In Vivo Profiling of a Pure Alkaloid, Anatabine, in Rodents: Pharmacokinetics and Anti-Inflammatory Efficacy


This article was originally published here

J Nat Prod. 2021 March 11th doi: 10.1021 / acs.jnatprod.0c01044. Online before printing.


Natural alkaloids, a large class of plant substances, have attracted a great deal of interest because of their pharmacological activities. This study characterized the in vivo pharmacokinetics and anti-inflammatory profile of anatabine, a naturally occurring alkaloid, in rodents. Anatabine was found to be bioavailable and brain penetrating after systemic administration.
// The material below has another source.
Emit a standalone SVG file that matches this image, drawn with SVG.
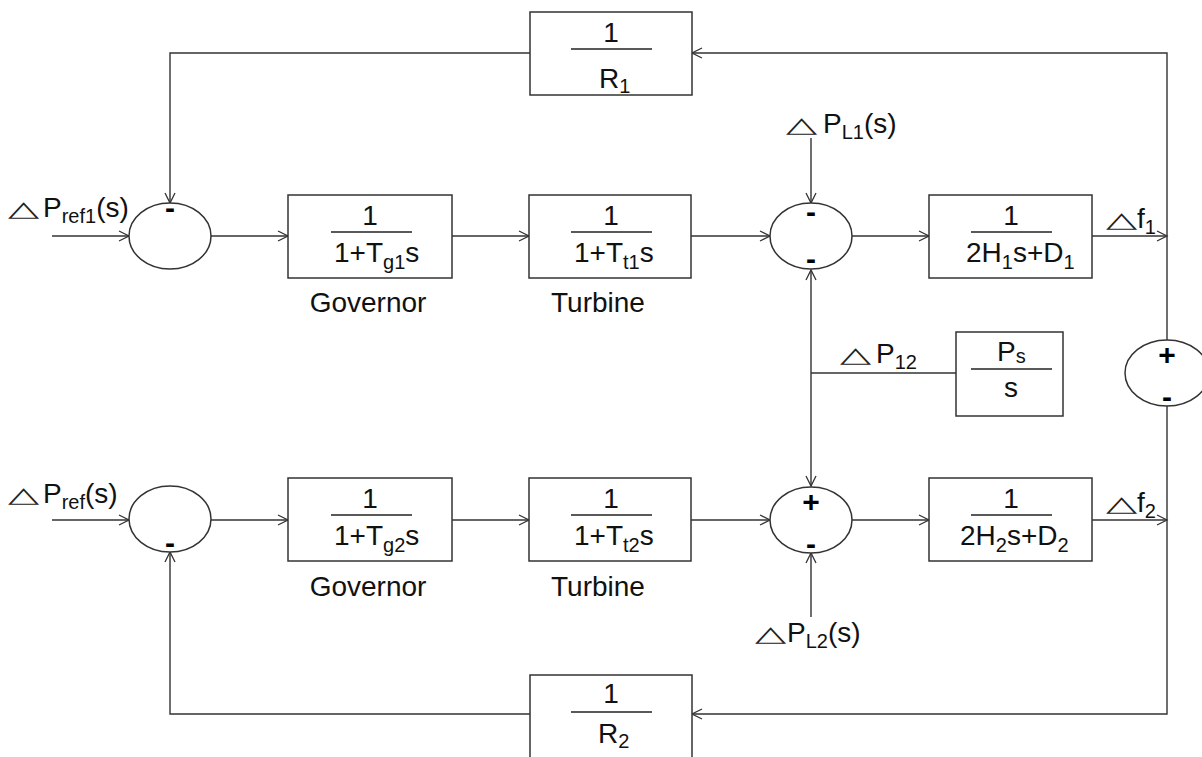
<svg xmlns="http://www.w3.org/2000/svg" width="1202" height="757" viewBox="0 0 1202 757">
<defs>
<marker id="arr" markerUnits="userSpaceOnUse" markerWidth="14" markerHeight="14" refX="11" refY="6" orient="auto">
<path d="M1,1 L11,6 L1,11" fill="none" stroke="#333" stroke-width="1.3"/>
</marker>
<style>
.ln{fill:none;stroke:#333;stroke-width:1.4}
.bx{fill:#fff;stroke:#333;stroke-width:1.5}
.fr{stroke:#222;stroke-width:1.4}
.t{font-family:"Liberation Sans",Arial,sans-serif;font-size:28px;fill:#111}
.c{text-anchor:middle}
.sub{font-size:20px}
.sg{font-family:"Liberation Sans",Arial,sans-serif;font-weight:bold;font-size:30px;fill:#000;text-anchor:middle}
.tri{font-family:"DejaVu Sans",sans-serif;font-size:30px;fill:#222}
</style>
</defs>
<rect width="1202" height="757" fill="#fff"/>

<g id="connectors">
<path class="ln" d="M52,236 H129" marker-end="url(#arr)"/>
<path class="ln" d="M52,520 H129" marker-end="url(#arr)"/>
<path class="ln" d="M211,236 H288" marker-end="url(#arr)"/>
<path class="ln" d="M211,520 H288" marker-end="url(#arr)"/>
<path class="ln" d="M452,236 H529" marker-end="url(#arr)"/>
<path class="ln" d="M452,520 H529" marker-end="url(#arr)"/>
<path class="ln" d="M691,236 H770" marker-end="url(#arr)"/>
<path class="ln" d="M691,520 H770" marker-end="url(#arr)"/>
<path class="ln" d="M852,236 H929" marker-end="url(#arr)"/>
<path class="ln" d="M852,520 H929" marker-end="url(#arr)"/>
<path class="ln" d="M1092,236 H1167" marker-end="url(#arr)"/>
<path class="ln" d="M1092,520 H1167" marker-end="url(#arr)"/>
<path class="ln" d="M811,138 V203" marker-end="url(#arr)"/>
<path class="ln" d="M811,617 V553" marker-end="url(#arr)"/>
<path class="ln" d="M811,373 V270" marker-end="url(#arr)"/>
<path class="ln" d="M811,373 V486" marker-end="url(#arr)"/>
<path class="ln" d="M811,373 H956"/>
<path class="ln" d="M1167,340 V53 H692" marker-end="url(#arr)"/>
<path class="ln" d="M1167,406 V714 H692" marker-end="url(#arr)"/>
<path class="ln" d="M530,53 H170 V203" marker-end="url(#arr)"/>
<path class="ln" d="M530,714 H170 V552" marker-end="url(#arr)"/>
</g>

<g id="sum1">
<ellipse class="bx" cx="170" cy="236" rx="41" ry="33"/>
<text class="sg" x="170" y="218">-</text>
</g>
<g id="sum2">
<ellipse class="bx" cx="170" cy="519" rx="41" ry="33"/>
<text class="sg" x="170" y="553">-</text>
</g>
<g id="sum3">
<ellipse class="bx" cx="811" cy="236" rx="41" ry="33"/>
<text class="sg" x="811" y="222">-</text>
<text class="sg" x="811" y="269">-</text>
</g>
<g id="sum4">
<ellipse class="bx" cx="811" cy="520" rx="41" ry="33"/>
<text class="sg" x="811" y="512">+</text>
<text class="sg" x="811" y="554">-</text>
</g>
<g id="sum5">
<ellipse class="bx" cx="1167" cy="373" rx="42" ry="33"/>
<text class="sg" x="1167" y="365">+</text>
<text class="sg" x="1167" y="407">-</text>
</g>

<g id="gov1">
<rect class="bx" x="288" y="195" width="164" height="83"/>
<text class="t c" x="370" y="225">1</text>
<line class="fr" x1="331" y1="232" x2="412" y2="232"/>
<text class="t" x="334" y="262">1+T<tspan class="sub" dy="7">g1</tspan><tspan dy="-7">s</tspan></text>
<text class="t c" x="368" y="312">Governor</text>
</g>
<g id="turb1">
<rect class="bx" x="529" y="195" width="162" height="83"/>
<text class="t c" x="611" y="225">1</text>
<line class="fr" x1="571" y1="232" x2="652" y2="232"/>
<text class="t" x="574" y="262">1+T<tspan class="sub" dy="7">t1</tspan><tspan dy="-7">s</tspan></text>
<text class="t c" x="598" y="312">Turbine</text>
</g>
<g id="gov2">
<rect class="bx" x="288" y="478" width="164" height="83"/>
<text class="t c" x="370" y="508">1</text>
<line class="fr" x1="331" y1="515" x2="412" y2="515"/>
<text class="t" x="334" y="545">1+T<tspan class="sub" dy="7">g2</tspan><tspan dy="-7">s</tspan></text>
<text class="t c" x="368" y="596">Governor</text>
</g>
<g id="turb2">
<rect class="bx" x="529" y="478" width="162" height="83"/>
<text class="t c" x="611" y="508">1</text>
<line class="fr" x1="571" y1="515" x2="652" y2="515"/>
<text class="t" x="574" y="545">1+T<tspan class="sub" dy="7">t2</tspan><tspan dy="-7">s</tspan></text>
<text class="t c" x="598" y="596">Turbine</text>
</g>
<g id="area1">
<rect class="bx" x="929" y="195" width="163" height="83"/>
<text class="t c" x="1011" y="225">1</text>
<line class="fr" x1="971" y1="232" x2="1052" y2="232"/>
<text class="t" x="966" y="262">2H<tspan class="sub" dy="7">1</tspan><tspan dy="-7">s+D</tspan><tspan class="sub" dy="7">1</tspan></text>
</g>
<g id="area2">
<rect class="bx" x="929" y="478" width="163" height="83"/>
<text class="t c" x="1011" y="508">1</text>
<line class="fr" x1="971" y1="515" x2="1052" y2="515"/>
<text class="t" x="960" y="545">2H<tspan class="sub" dy="7">2</tspan><tspan dy="-7">s+D</tspan><tspan class="sub" dy="7">2</tspan></text>
</g>
<g id="r1">
<rect class="bx" x="530" y="12" width="162" height="83"/>
<text class="t c" x="611" y="42">1</text>
<line class="fr" x1="571" y1="49" x2="652" y2="49"/>
<text class="t" x="599" y="88">R<tspan class="sub" dy="5">1</tspan></text>
</g>
<g id="r2">
<rect class="bx" x="530" y="675" width="162" height="90"/>
<text class="t c" x="611" y="703">1</text>
<line class="fr" x1="571" y1="712" x2="652" y2="712"/>
<text class="t" x="598" y="743">R<tspan class="sub" dy="5">2</tspan></text>
</g>
<g id="tie">
<rect class="bx" x="956" y="332" width="107" height="84"/>
<text class="t" x="997" y="361">P<tspan class="sub" dy="2">s</tspan></text>
<line class="fr" x1="971" y1="369" x2="1052" y2="369"/>
<text class="t c" x="1011" y="397">s</text>
</g>

<g id="labels">
<text class="tri" transform="translate(8,216) scale(1.35,0.72)">△</text>
<text class="t" x="43" y="217">P<tspan class="sub" dy="6">ref1</tspan><tspan dy="-6">(s)</tspan></text>
<text class="tri" transform="translate(8,502) scale(1.35,0.72)">△</text>
<text class="t" x="43" y="503">P<tspan class="sub" dy="6">ref</tspan><tspan dy="-6">(s)</tspan></text>
<text class="tri" transform="translate(786,132) scale(1.35,0.72)">△</text>
<text class="t" x="823" y="133">P<tspan class="sub" dy="6">L1</tspan><tspan dy="-6">(s)</tspan></text>
<text class="tri" transform="translate(840,362) scale(1.35,0.72)">△</text>
<text class="t" x="876" y="363">P<tspan class="sub" dy="6">12</tspan></text>
<text class="tri" transform="translate(1106,227) scale(1.35,0.72)">△</text>
<text class="t" x="1137" y="228">f<tspan class="sub" dy="6">1</tspan></text>
<text class="tri" transform="translate(1106,511) scale(1.35,0.72)">△</text>
<text class="t" x="1137" y="512">f<tspan class="sub" dy="6">2</tspan></text>
<text class="tri" transform="translate(755,641) scale(1.35,0.72)">△</text>
<text class="t" x="787" y="642">P<tspan class="sub" dy="6">L2</tspan><tspan dy="-6">(s)</tspan></text>
</g>
</svg>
After intraperitoneal (ip) administration (1, 2 and 5 mg / kg), anatabine caused a dose-dependent reduction in carrageenan-induced paw edema in rats. In mice, it inhibited the production of pro-inflammatory cytokines and at the same time increased the levels of an anti-inflammatory cytokine in a dose-dependent manner 2 hours after exposure to lipopolysaccharide. In addition, anatabine (~ 10 and ~ 20 mg / kg / day for 4 weeks; inhalation exposure) had effects on a mouse model of multiple sclerosis, reducing neurological deficits and body weight loss. Comparative studies of the pharmacokinetics and anti-inflammatory activity of anatabine demonstrated its bioequivalence in rats after IP administration and inhalation exposure. This study not only provides the first detailed profile of the pharmacokinetics of anatabine in rodents, but also comprehensively characterizes the anti-inflammatory activities of anatabine in both acute and chronic models of inflammation. These results provide a basis for further characterizing and optimizing the anti-inflammatory properties of anatabine.